Reviews
The first edition of this book was reviewed in the August 2006 Posthorn. The book was expanded in 2011 and updated again in 2015. The most significant change is that this third edition has 86 pages vs 60 in the first edition.
Tourist cruises to Spitzbergen were popular during the last decade of the 19th century and during the early 1900s up until the outbreak of World War I. The introductory chapter provides some historic background and mentions the picture postcards that were spawned by the Polar balloon flights of Andrée and Wellman. The tourist ships and the firms that operated them are summarized.
Early cruise ships were chartered by Capt. Wilhelm Bade of Germany. In the 1890s he used such ships as the Stettin, Danzig, Erling Jarl, and Kong Harald. Several Norwegian shipping firms provided cruise service via the Lofoten, Neptun, and Vega. British lines employed the Lusitania, Garonne, and Ophir, and St. Sunniva. Germany’s Hamburg-Amerika Line used the Columbia, Auguste Victoria, Moltke, and Oceana among others, and its Norddeutscher Lloyd Line offered tourists passage on the Grosser Kurfurst and Prinz Friedrich Wilhelm.
The section on stamps and etiquettes was expanded based on publication of a Norwegian local post catalog. The cachets of the various ship companies are clearly illustrated with some examples on cover as well. Cachets of the Andrée and Wellman expeditions are shown and a useful alphabetical list of cachets by place name concludes that section. A bibliography offers readers further references to consider.

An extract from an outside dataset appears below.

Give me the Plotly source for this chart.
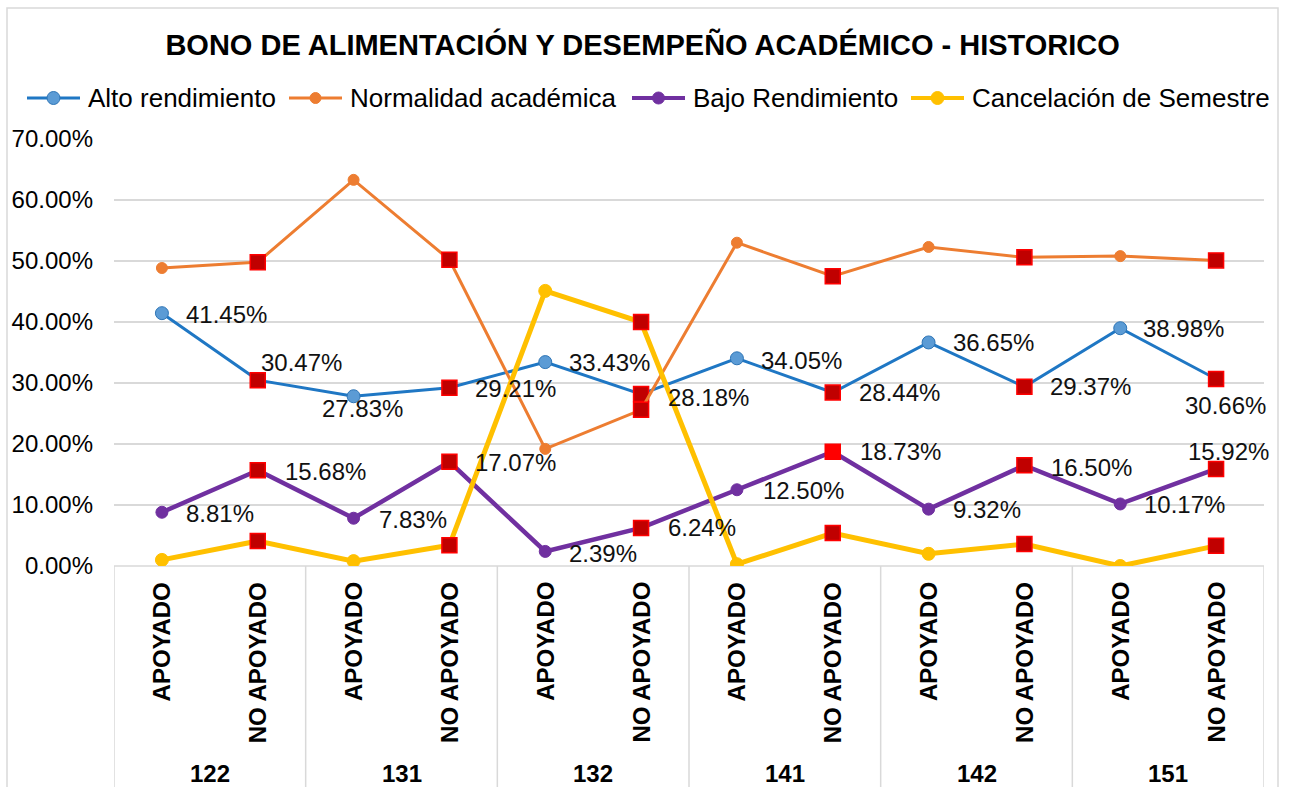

An appendix lists the cruise ships with details like shipping line, gross tonnage, builder and date, and ultimate disposal. Another appendix consists of tables listing the post offices that cancelled Spitzbergen mail over the period covered by the book, the number of covers and cards recorded for each cachet, cards by destination, and the names of the tourist ships that visited Spitzbergen from 1893 to 1914.
The text is nicely laid out and the illustrations are of good size and in color. This book is a nice record for collectors of Spitzbergen mail during this interesting period of postal history.